Perot says he wants to “clean out the barn,” and he has promised to bring in “world-class” experts from both parties. Among the names of people speculated about are New York financier Felix Rohatyn and former U.N. ambassador Jeane Kirkpatrick, hardly outsiders. Perot has identified the government-business cooperation represented by the Japanese MITI as a possible model for improving American competitiveness.
If Perot were elected, the earthquake would be so large that dramatic legislation would likely result, probably on the budget first. Some members could even be expected to desert their parties and declare themselves Perot independents, giving him a base of support on Capitol Hill. From the start, his nationalist rhetoric and plain-spoken TV appeal would help him go over the heads of the politicians directly to the people.
Perot has no regard for yes men and lots of impatience with stolid bureaucrats. Like FDR and JFK, he also has a history of circumventing the chain of command and reaching down to listen to lots of different voices, regardless of rank. “If you’re good, he expects you to argue with him,” recalls a former Perot executive. “But you’d better argue with new information. Don’t try to argue with him twice on the same basis. He’ll throw you out of his office.” Perot can sometimes listen too much credulously buying dubious stories from conspiracy mongers. His two attempts to overhaul organizations from the outside-a brokerage house in the 1970s and General Motors in the 19808-were both unsuccessful, though in the GM case he wasn’t in as strong a position as he would be as president.
Are business skills transferable to government? They might be, but there is little evidence for it in the history of the American presidency. Some good business people have been successful in government; others have not. Jimmy Carter was a good businessman who couldn’t manage the presidency; Harry Truman was a failed entrepreneur who could.
If you place a high value on this, watch Perot closely. He has already said that during wartime, he would lie to protect the lives of troops. What constitutes a state of war for Perot? We don’t really know. Perot says that if confronted with Iran-contra, he would have confessed it quickly to get it behind him. But he has no history of confessing error publicly. In fact, he usually adopts the Big Deny technique when challenged.
Perot says he would concentrate on domestic affairs. His record in Texas is mixed: good on education, where he pushed through much-needed legislation raising standards; less good on drugs, where he naively believed tougher sentencing would make drug dealers move away (they just filled the jails). When foreign issues arise, his passion for things military and paramilitary will likely come to the fore. That doesn’t mean he would get us into a war; he opposed the gulfwar. Instead, he supported sending a hit team to kill Saddam. Everything in his record suggests that sooner or later Perot would indulge his longstanding fascination with covert operations.

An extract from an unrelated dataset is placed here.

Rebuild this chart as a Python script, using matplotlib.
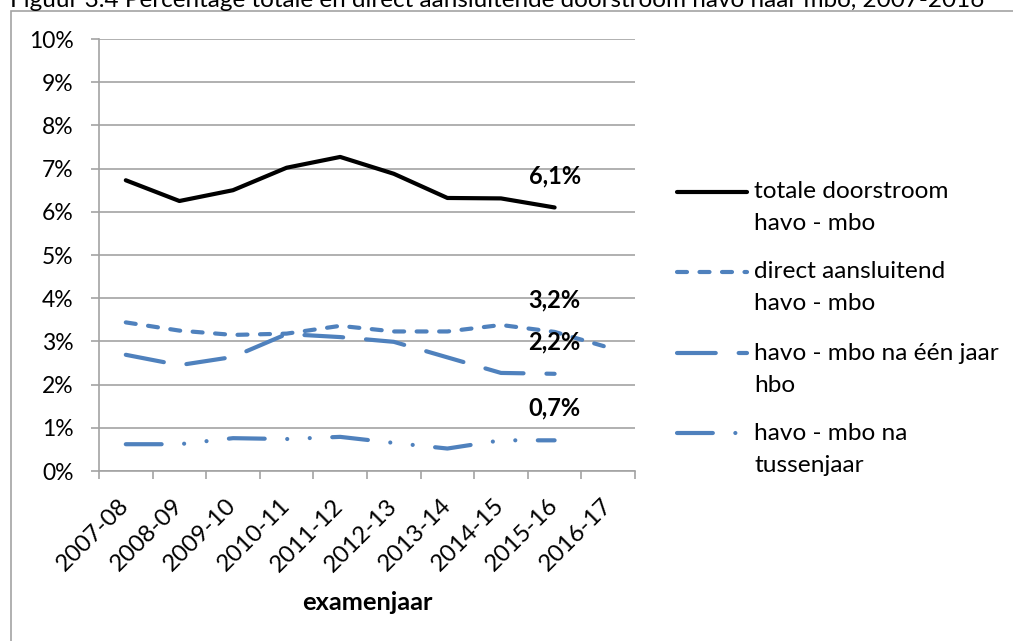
import numpy as np
import matplotlib
matplotlib.use('Agg')
import matplotlib.pyplot as plt
from matplotlib.lines import Line2D
from matplotlib.patches import Rectangle

plt.rcParams['font.family'] = ['Lato', 'DejaVu Sans']

# canvas size in pixels, helpers to go from pixel to figure fraction
W, H = 1013, 641
def fx(px):
    return px / W
def fy(py):
    return 1 - py / H

title = 'Figuur 3.4 Percentage totale en direct aansluitende doorstroom havo naar mbo, 2007-2016'

years = ['2007-08', '2008-09', '2009-10', '2010-11', '2011-12',
         '2012-13', '2013-14', '2014-15', '2015-16', '2016-17']

# percentages
totaal = [6.73, 6.25, 6.50, 7.02, 7.27, 6.88, 6.32, 6.31, 6.10, np.nan]
direct = [3.44, 3.25, 3.15, 3.18, 3.36, 3.23, 3.23, 3.38, 3.22, 2.86]
na_hbo = [2.69, 2.45, 2.64, 3.17, 3.10, 2.99, 2.63, 2.27, 2.25, np.nan]
tussenjaar = [0.62, 0.62, 0.76, 0.74, 0.79, 0.65, 0.52, 0.71, 0.71, np.nan]

labels = ['totale doorstroom\nhavo - mbo',
          'direct aansluitend\nhavo - mbo',
          'havo - mbo na één jaar\nhbo',
          'havo - mbo na\ntussenjaar']
end_labels = ['6,1%', '3,2%', '2,2%', '0,7%']

blue = '#4F81BD'
grey = '#A3A3A3'
colors = ['black', blue, blue, blue]
dashes = ['-',
          (0, (2.4, 3.0)),
          (0, (9.3, 5.5)),
          (0, (8.6, 5.4, 0.01, 5.4, 0.01, 5.4))]

fig = plt.figure(figsize=(W / 100, H / 100), dpi=100)

# chart border (runs off the right and bottom of the image)
fig.add_artist(Rectangle((fx(10.5), fy(740)), 1.2, fy(10.5) - fy(740),
                         transform=fig.transFigure, fill=False,
                         edgecolor=grey, lw=1.2))

fig.text(fx(10), fy(7), title, ha='left', va='baseline', fontsize=17.5)

ax = fig.add_axes([fx(99), fy(471), (635 - 99) / W, 432 / H])
x = np.arange(len(years))
series = [totaal, direct, na_hbo, tussenjaar]

for vals, c, ls in zip(series, colors, dashes):
    ax.plot(x, vals, color=c, linestyle=ls, lw=3,
            solid_capstyle='round', dash_capstyle='round',
            solid_joinstyle='round', dash_joinstyle='round', zorder=3)

for vals, lab in zip(series, end_labels):
    ax.annotate(lab, (8, vals[8]), xytext=(0, 23), textcoords='offset points',
                ha='center', va='center', fontsize=17, fontweight='bold')

ax.set_xlim(-0.5, 9.5)
ax.set_ylim(0, 10)
ax.set_yticks(range(11))
ax.set_yticklabels([f'{v}%' for v in range(11)])
ax.yaxis.grid(True, color=grey, lw=1.2)
ax.set_axisbelow(True)

ax.set_xticks(x)
ax.set_xticklabels(years, rotation=45, ha='right', va='center',
                   rotation_mode='anchor')
ax.set_xticks(np.arange(-0.5, 10), minor=True)
ax.tick_params(axis='x', which='major', length=0, pad=22.6, labelsize=17.3)
ax.tick_params(axis='x', which='minor', length=6, width=1.2, color=grey)
ax.tick_params(axis='y', length=6, width=1.2, color=grey, pad=12.4,
               labelsize=16.5)

for side in ['top', 'right']:
    ax.spines[side].set_visible(False)
for side in ['left', 'bottom']:
    ax.spines[side].set_color(grey)
    ax.spines[side].set_linewidth(1.2)

ax.set_xlabel('examenjaar', fontsize=18.3, fontweight='bold')
ax.xaxis.set_label_coords(0.5, (471 - 603) / 432)
ax.xaxis.label.set_va('center')

# legend drawn by hand so the key line sits on the first text line
leg_y = [192, 272, 353, 433]
for c, ls, lab, y in zip(colors, dashes, labels, leg_y):
    fig.add_artist(Line2D([fx(677), fx(747)], [fy(y), fy(y)],
                          transform=fig.transFigure, color=c, linestyle=ls,
                          lw=3, solid_capstyle='round', dash_capstyle='round'))
    for i, line in enumerate(lab.split('\n')):
        fig.text(fx(754), fy(y + 32 * i), line, ha='left', va='center',
                 fontsize=17.6)

fig.savefig('out.png', dpi=100)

Perot says that he and Congress would “dance like Fred Astaire and Ginger Rogers.” At first, the shock of his presidency would be so great that he could likely bend Congress to his will. His stubbornness has probably been exaggerated. “When the [Texas) education community began to balk, he realized he had to compromise,” says George Christian, an aide to LBJ. “But he succeeded in getting a good bill.” Over the long haul, will Perot be able to stroke and cajole and suffer fools on Capitol Hill to move his program? Unclear.
Perot would try to run his presidency with the military precision of his own companies. But like Dwight Eisenhower, who bemoaned the difference between the army and the presidency, he may find that when he gives an order, no one would carry it out. Around the White House, expect more than the usual gossip about who is sleeping with whom. Security considerations-an obsession of Perot-would take on more importance. POW/MIA families would be featured at many events, and Perot would probably eat sometimes with staffers, just as he does at his own company cafeteria.
From aiding POWs to buying a Wall Street firm to running for president, Perot has downplayed his own interests, claiming that he merely acts at the request of someone else-Richard Nixon, the U.S. government, now “the people.” Invoking them at every opportunity would be the animating idea of a Perot presidency.